Raiding the red ant nest in SimAnt

SimAnt
To the victor, the spoils: a whole backyard to yourself and all the spiders you can catch and eat Photograph: public domain

One of the first spin-offs from the original SimCity was this ant farm simulator (inspired by the work of Pulitzer-winning ant expert, EO Wilson), giving you control over a colony of black ants in a tiny backyard. The aim was to build a vast insect civilisation, killing and eating other bugs, and extending your subterranean home. But the climax involved raiding the competing red ant colony, slaughtering their soldiers and finally their queen in an act of mass territorial aggression.

The Sim Copter “himbo” hack

SimCopter
Thanks to a rogue coder, the world of SimCopter filled with shirtless macho men on certain dates Photograph: public domain

This otherwise unremarkable flight sim from 1989 was best known for a remarkable controversy in which one of the game’s coders secretly inserted an army of shirtless hunks (or “himbos”) into the game. On certain dates, the streets would fill with men in swimming trunks, kissing and hugging. It later transpired that the programmer Jacques Servin was paid to insert the prank by an anti-consumerist group named ®TMark. EA did not see the funny side – he was fired for “adding unauthorised content”.

Spore gives birth to a creationist controversy

Spore
Spore: cute creatures or abominations against God? Photograph: public domain

Will Wright’s final game for Maxis was the ambitious but flawed oddity Spore, which allowed you to create a range of alien creatures and watch as they evolved to suit their habitat. Gamers were annoyed by the restrictive DRM that EA applied to the game disc, but that wasn’t the best controversy – the game also attracted the ire of creationist bloggers who saw the game as a calculated attack on their beliefs. Hence the website, Antispore, in which an enraged writer accused Will Wright of brainwashing and posted photos of Spore creatures in suggestive poses. Was it a parody or was it real? No one is certain. At one stage, though, the blog apparently considered employing notorious anti-games campaigner and attorney Jack Thompson to help build some sort of court case against EA. It didn’t work out. One post simply reads, “Turns out that Jack Thompson is a terrible lawyer.”
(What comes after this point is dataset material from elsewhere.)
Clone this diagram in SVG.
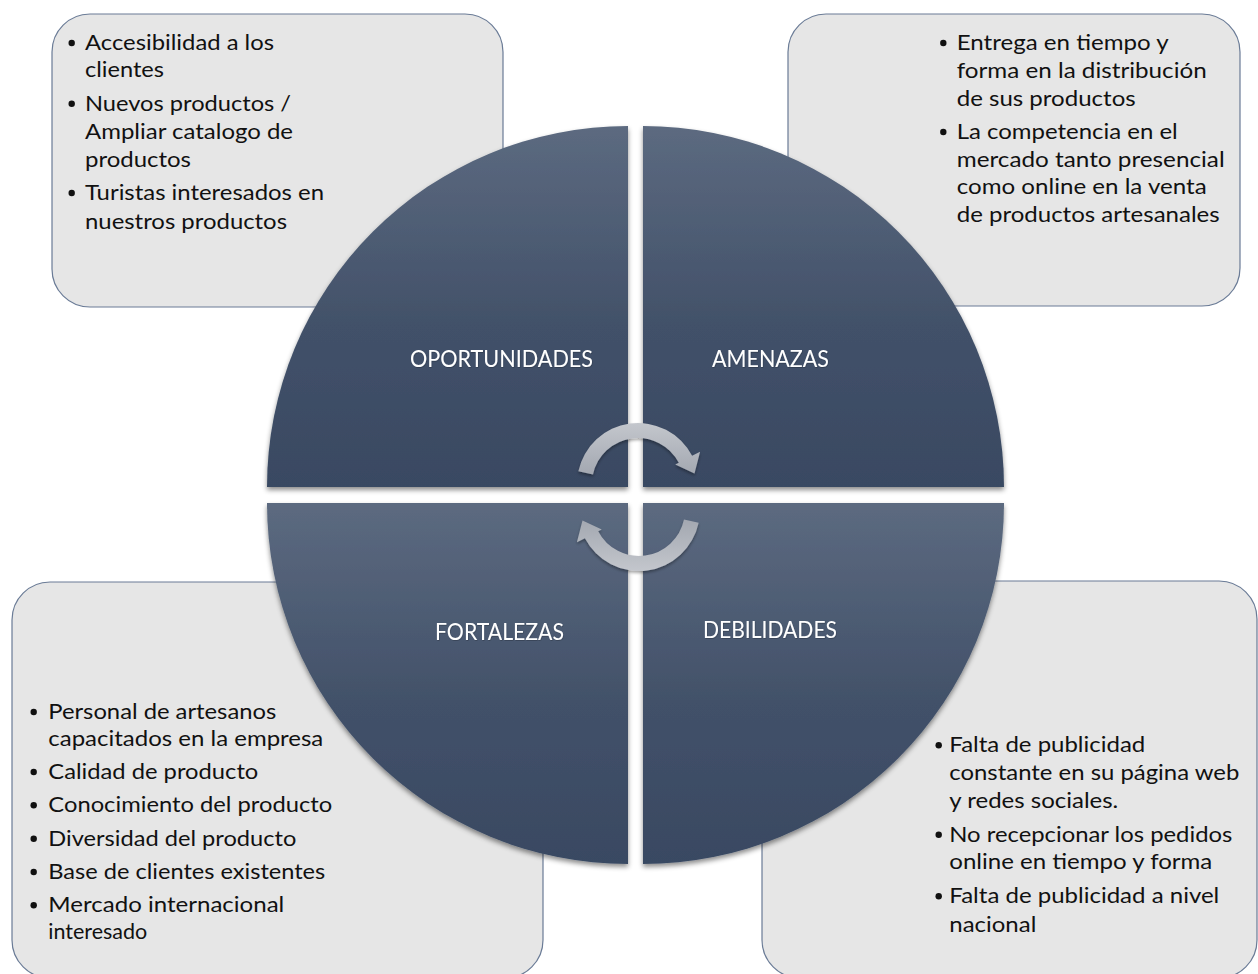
<svg xmlns="http://www.w3.org/2000/svg" width="1258" height="974" viewBox="0 0 1258 974">
  <style>
    .box { fill: #e6e6e6; stroke: #6a7b96; stroke-width: 1.2; }
    .item { font-family: Lato, "Liberation Sans", sans-serif; font-size: 21.5px; fill: #111111; }
    .dot { fill: #111111; }
    .label { font-family: Lato, "Liberation Sans", sans-serif; font-size: 23px; fill: #ffffff; }
    .quad { fill: url(#quadFill); filter: url(#quadShadow); }
  </style>
  <defs>
    <linearGradient id="quadFill" x1="0" y1="0" x2="0" y2="1">
      <stop offset="0" stop-color="#5c6a80"/>
      <stop offset="0.55" stop-color="#425169"/>
      <stop offset="1" stop-color="#394962"/>
    </linearGradient>
    <linearGradient id="arrowFill" gradientUnits="userSpaceOnUse" x1="0" y1="422" x2="0" y2="476">
      <stop offset="0" stop-color="#c4c7cd"/>
      <stop offset="1" stop-color="#a2a7b0"/>
    </linearGradient>
    <filter id="quadShadow" x="-10%" y="-10%" width="120%" height="125%">
      <feDropShadow dx="0" dy="3" stdDeviation="2.5" flood-color="#000000" flood-opacity="0.45"/>
    </filter>
    <filter id="arrowShadow" x="-20%" y="-20%" width="140%" height="150%">
      <feDropShadow dx="0" dy="2" stdDeviation="1.8" flood-color="#000000" flood-opacity="0.35"/>
    </filter>
    <filter id="labelShadow" x="-5%" y="-20%" width="110%" height="150%">
      <feDropShadow dx="0.5" dy="0.8" stdDeviation="0.5" flood-color="#000000" flood-opacity="0.25"/>
    </filter>
  </defs>

  <rect width="1258" height="974" fill="#ffffff"/>

  <!-- Text boxes (behind the circle) -->
  <g id="box-oportunidades">
    <rect class="box" x="52" y="14" width="451" height="293" rx="38" ry="38"/>
    <circle class="dot" cx="71.7" cy="43" r="3.2"/>
    <text class="item" x="85" y="50" textLength="189" lengthAdjust="spacingAndGlyphs">Accesibilidad a los</text>
    <text class="item" x="85" y="77.3" textLength="79" lengthAdjust="spacingAndGlyphs">clientes</text>
    <circle class="dot" cx="71.7" cy="103.7" r="3.2"/>
    <text class="item" x="85" y="110.7" textLength="206" lengthAdjust="spacingAndGlyphs">Nuevos productos /</text>
    <text class="item" x="85" y="139" textLength="208" lengthAdjust="spacingAndGlyphs">Ampliar catalogo de</text>
    <text class="item" x="85" y="166.7" textLength="106" lengthAdjust="spacingAndGlyphs">productos</text>
    <circle class="dot" cx="71.7" cy="193" r="3.2"/>
    <text class="item" x="85" y="200" textLength="239" lengthAdjust="spacingAndGlyphs">Turistas interesados en</text>
    <text class="item" x="85" y="229" textLength="202" lengthAdjust="spacingAndGlyphs">nuestros productos</text>
  </g>

  <g id="box-amenazas">
    <rect class="box" x="788" y="14" width="452" height="292" rx="38" ry="38"/>
    <circle class="dot" cx="943.3" cy="43" r="3.2"/>
    <text class="item" x="956.7" y="50" textLength="212" lengthAdjust="spacingAndGlyphs">Entrega en tiempo y</text>
    <text class="item" x="956.7" y="77.7" textLength="250" lengthAdjust="spacingAndGlyphs">forma en la distribución</text>
    <text class="item" x="956.7" y="105.5" textLength="179" lengthAdjust="spacingAndGlyphs">de sus productos</text>
    <circle class="dot" cx="943.3" cy="132" r="3.2"/>
    <text class="item" x="956.7" y="139" textLength="221" lengthAdjust="spacingAndGlyphs">La competencia en el</text>
    <text class="item" x="956.7" y="166.7" textLength="268" lengthAdjust="spacingAndGlyphs">mercado tanto presencial</text>
    <text class="item" x="956.7" y="194.4" textLength="250" lengthAdjust="spacingAndGlyphs">como online en la venta</text>
    <text class="item" x="956.7" y="222" textLength="263" lengthAdjust="spacingAndGlyphs">de productos artesanales</text>
  </g>

  <g id="box-fortalezas">
    <rect class="box" x="12" y="582" width="531" height="396" rx="38" ry="38"/>
    <circle class="dot" cx="33.7" cy="712" r="3.2"/>
    <text class="item" x="48.3" y="719" textLength="228" lengthAdjust="spacingAndGlyphs">Personal de artesanos</text>
    <text class="item" x="48.3" y="745.7" textLength="275" lengthAdjust="spacingAndGlyphs">capacitados en la empresa</text>
    <circle class="dot" cx="33.7" cy="772" r="3.2"/>
    <text class="item" x="48.3" y="779" textLength="210" lengthAdjust="spacingAndGlyphs">Calidad de producto</text>
    <circle class="dot" cx="33.7" cy="805.3" r="3.2"/>
    <text class="item" x="48.3" y="812.3" textLength="284" lengthAdjust="spacingAndGlyphs">Conocimiento del producto</text>
    <circle class="dot" cx="33.7" cy="838.7" r="3.2"/>
    <text class="item" x="48.3" y="845.7" textLength="248" lengthAdjust="spacingAndGlyphs">Diversidad del producto</text>
    <circle class="dot" cx="33.7" cy="872" r="3.2"/>
    <text class="item" x="48.3" y="879" textLength="277" lengthAdjust="spacingAndGlyphs">Base de clientes existentes</text>
    <circle class="dot" cx="33.7" cy="905.3" r="3.2"/>
    <text class="item" x="48.3" y="912.3" textLength="236" lengthAdjust="spacingAndGlyphs">Mercado internacional</text>
    <text class="item" x="48.3" y="939">interesado</text>
  </g>

  <g id="box-debilidades">
    <rect class="box" x="762" y="581" width="495" height="397" rx="38" ry="38"/>
    <circle class="dot" cx="938.7" cy="745.3" r="3.2"/>
    <text class="item" x="949.3" y="752.3" textLength="196" lengthAdjust="spacingAndGlyphs">Falta de publicidad</text>
    <text class="item" x="949.3" y="780" textLength="290" lengthAdjust="spacingAndGlyphs">constante en su página web</text>
    <text class="item" x="949.3" y="808.3" textLength="169" lengthAdjust="spacingAndGlyphs">y redes sociales.</text>
    <circle class="dot" cx="938.7" cy="834.7" r="3.2"/>
    <text class="item" x="949.3" y="841.7" textLength="283" lengthAdjust="spacingAndGlyphs">No recepcionar los pedidos</text>
    <text class="item" x="949.3" y="869.3" textLength="263" lengthAdjust="spacingAndGlyphs">online en tiempo y forma</text>
    <circle class="dot" cx="938.7" cy="896.3" r="3.2"/>
    <text class="item" x="949.3" y="903.3" textLength="270" lengthAdjust="spacingAndGlyphs">Falta de publicidad a nivel</text>
    <text class="item" x="949.3" y="931.7" textLength="87" lengthAdjust="spacingAndGlyphs">nacional</text>
  </g>

  <!-- Four quadrants of the central circle -->
  <g id="quad-oportunidades">
    <path class="quad" d="M628,487 L267,487 A361,361 0 0 1 628,126 Z"/>
    <text class="label" x="410" y="367" textLength="183" lengthAdjust="spacingAndGlyphs" filter="url(#labelShadow)">OPORTUNIDADES</text>
  </g>
  <g id="quad-amenazas">
    <path class="quad" d="M643,487 L643,126 A361,361 0 0 1 1004,487 Z"/>
    <text class="label" x="712" y="367" textLength="117" lengthAdjust="spacingAndGlyphs" filter="url(#labelShadow)">AMENAZAS</text>
  </g>
  <g id="quad-fortalezas">
    <path class="quad" d="M628,503 L628,864 A361,361 0 0 1 267,503 Z"/>
    <text class="label" x="435" y="640" textLength="129" lengthAdjust="spacingAndGlyphs" filter="url(#labelShadow)">FORTALEZAS</text>
  </g>
  <g id="quad-debilidades">
    <path class="quad" d="M643,503 L1004,503 A361,361 0 0 1 643,864 Z"/>
    <text class="label" x="703" y="638" textLength="134" lengthAdjust="spacingAndGlyphs" filter="url(#labelShadow)">DEBILIDADES</text>
  </g>

  <!-- Cycle arrows in the centre -->
  <g id="connectors" filter="url(#arrowShadow)">
    <path id="arrow-top" fill="url(#arrowFill)" d="M578.33,471.32 A61,61 0 0 1 692.11,455.84 L700.09,451.68 L694.5,473.5 L675.25,464.61 L678.8,462.76 A46,46 0 0 0 593.01,474.44 Z"/>
    <path id="arrow-bottom" fill="url(#arrowFill)" transform="rotate(180 638.5 497)" d="M578.33,471.32 A61,61 0 0 1 692.11,455.84 L700.09,451.68 L694.5,473.5 L675.25,464.61 L678.8,462.76 A46,46 0 0 0 593.01,474.44 Z"/>
  </g>
</svg>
A strange way to complete a tower

SimTower
“I now pronounce you man, woman and skyscraper” Photograph: public domain

Designed by Japanese studio Open Book, but published by Maxis, SimTower is perhaps the most under-rated title in the Sim series, a fascinating skyscraper design challenge in which you construct layer upon layer of your thriving vertical town, adding offices, restaurants and living accommodation while preparing for random terrorist attacks. But the only way to “complete” the game and earn the ultimate Tower rating, is to build an actual cathedral into the edifice and then wait for someone to get married there. Sadly this is not actually a feature of real-world high rise planning laws.

The Sims swimming pool cruelty

The Sims
In The Sims, pool parties are always fun – until someone removes the ladder Photograph: public domain

When Will Wright first envisaged his “living soap opera”, The Sims, he must surely have guessed what would happen. Give players control over a household of tiny people with authentic needs and emotions, and random acts of monstrous cruelty will doubtless follow. And they did. When the original game was released in 2000, many players realised that if their sims got into the pool for a swim, you could delete the pool ladder, thereby trapping the virtual victims until they inevitably drowned.

Pools were originally absent from the latest version of the game, Sims 4, angering sadistic fans of watery homicide. At the time, producer Ryan Vaughan explained to Polygon that this was because they needed more time to test the systems – and the possibility of accidental deaths. “We wanted killing Sims to be done by intention rather than something just happening,” he said. “We wanted you to have control over it.” Pools were later reinstated. Video games, everyone.